Seconde partie : les illusions perdues
Comprenant qu’Eugénie a confié à Charles lors de son départ les pièces d’or de collection qu’il lui offrait deux fois l’an, le père Grandet entre dans une colère noire : « Tonnerre, où est l’Or ? Qu’est devenu l’Or ? ». Il emprisonne littéralement sa fille dans sa chambre, la condamnant au pain sec et à l’eau. Madame Grandet, minée par le conflit entre le père et la fille, tombe gravement malade et s’affaiblit progressivement malgré les soins de son entourage. Le vieux Grandet ne se rapprochera d’Eugénie qu’à la mort présagée de sa femme, mais c’est davantage pour empêcher qu’Eugénie ne réclame de droit la part d’héritage qui lui revient de sa mère, que par réelle pitié ou par retour d’affection. L’intérêt prévaut toujours sur les sentiments dans le cœur de Félix Grandet.
Eugénie demeure fidèle à ses sentiments, elle fait perdurer son rêve d’amour et ses illusions tandis que Charles ne lui donne aucune nouvelle.
C’est au bord de la tombe que le père Grandet baignant dans son précieux trésor qu’il se plaît tel Harpagon à voir étaler une dernière fois devant lui, se résout à livrer sa fortune à sa fille. Sans scrupule, il ne manquera pas avant de mourir d’adjoindre cette recommandation en guise de dernière volonté : « Aies bien soin de tout, tu me rendras compte de ça là-bas ».

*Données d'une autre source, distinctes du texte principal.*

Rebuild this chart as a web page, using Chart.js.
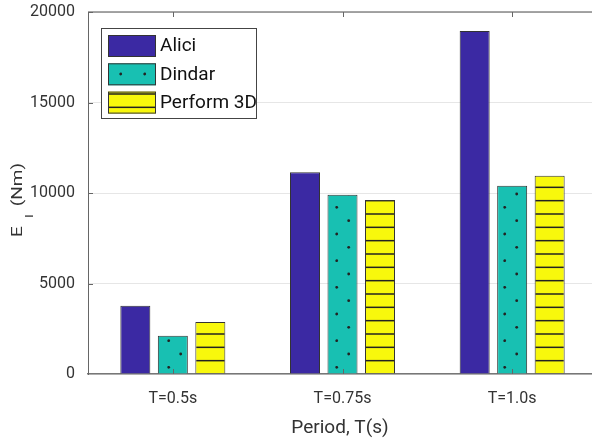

Le cousin Charles finit par revenir des Indes, enrichi après une éprouvante vie d’aventurier et une carrière de marchand d’esclaves en tout genre qui a finit d’endurcir son caractère et d’assécher son cœur. Sa ruine soudaine lui avait fait perdre ses bons sentiments et la soif de l’or l’a définitivement gagné. Surtout, il n’a gardé que peu de souvenirs des serments prêtés lorsqu’il avait tout perdu à la jeune fille de province, candide et généreuse, dont il ignore aujourd’hui qu’elle est à la tête de l’immense fortune de dix-sept millions. Il a refusé de s’acquitter des dettes de son père et effectue de son côté un médiocre mariage d’intérêt avec la marquise d’Aubrion pour laquelle il n’a guère de sentiments.
Après avoir appris la nouvelle par lettre de ce Charles devenu froid et intéressé, qui lui rembourse ses premières pièces d’or, Eugénie paiera pour lui les dettes de son oncle et épousera dans l’indifférence l’un de ses vieux prétendants de Saumur, le président Cruchot de Bonfons, à condition que le mariage reste « blanc ».
Eugénie Grandet deviendra veuve à trente-six ans, humble et solitaire, vouant son existence monotone et sa fortune à des œuvres de charité.